Have a great day and I look forward to your blog upgrades. Also excited for you to attend your blogging conference!!!
Maryea says
Oh that’s awesome!! That would have made my day as well. Maybe next year I’ll find a race to run. 🙂
Kate says
My Mother’s Day was nice – but nothing fancy. No being put on a pedestal. I made dinner. And did the laundry. Frankly that’s fine with me. My son is 16 months old, what is he supposed to do on Mother’s Day anyway? I enjoyed family time and did some chores. But when I opened my instagram feed in the evening, I couldn’t help but get some of the ugh feeling you’re talking about – just a little, but it was there…

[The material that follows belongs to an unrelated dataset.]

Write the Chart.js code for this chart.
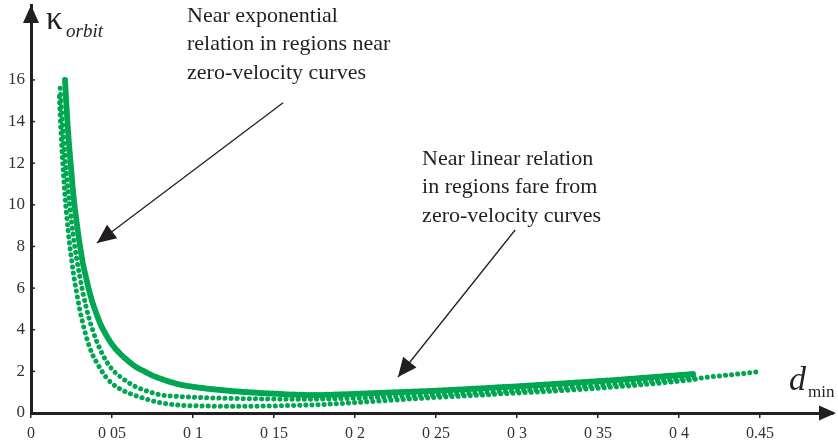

I guess my point is, thanks for being honest! 🙂
Maryea says
Social media can be a blessing and a curse sometimes. Mine would have been much more fine if the kids weren’t grumpy and fighting. That’s what bothered me the most. 🙁
Heather says
Love your “coffee talks!” Can’t wait to hear about the blogging conference! I am THIS CLOSE to starting a blog but it feels too overwhelming but I just feel like I have alot to say and to share…we’ll see!
Maryea says
It’s overwhelming and exciting and fun at the same time. I have two friends who recently started blogs and it’s so fun for me to watch them at the beginning stages. I think you should do it!
Christine says
My expectations for Mother’s Day are pretty low, so I suppose my husband lived up to those lol. The sun finally shown in our neck of the woods at least. I think my biggest parenting drama right now is my 4 year old’s screen time. Its hard to convince him that playing with toys is more fun than watching Octonauts. He spends 1-2 hours a day being allowed to watch something, but spends another few hours bugging me about watching something…
Maryea says
I’m going through the same thing with Luke! He wants screen time all the time! I’m ready to ban it all together because I can’t stand the constant asking for it. UGH.
Michele says
My Mother’s Day went just as well as yours did! There’s a park across from my house where a marathon was being held. They decided to test their speaker systems and blast music at 5:30am, despite the race starting at 7:00 – so I’m up at 5:30. We then went to my sister’s (45 minutes away) to have brunch with my sister’s family and my mother. (That part was nice.) We then went to watch my nephew play soccer. That’s when it all fell apart because my 3 1/2 year old son, who sometimes needs a nap and sometimes doesn’t, apparently needed a nap that day. I didn’t even recognize him as he started acting up and hysterically crying (not sure why) and we had to leave. Had the longest, worst ride home until my son finally fell asleep ten minutes from home, which threw off any chance of him going to bed at a reasonable hour and him not acting right the rest of the day. My husband said something to me about making dinner and I said “on Mother’s Day?!” so he ended up doing it. Anyway, like you said, I’m so lucky to have what I have but it could’ve been better…
I have to say this line “they ate frankendogs at the camp out. Fantastic” had me laughing! Same exact thing I’d be thinking!
Maryea says
Oh man! The music at 5:30 am would have made me livid. At least let me sleep in a bit!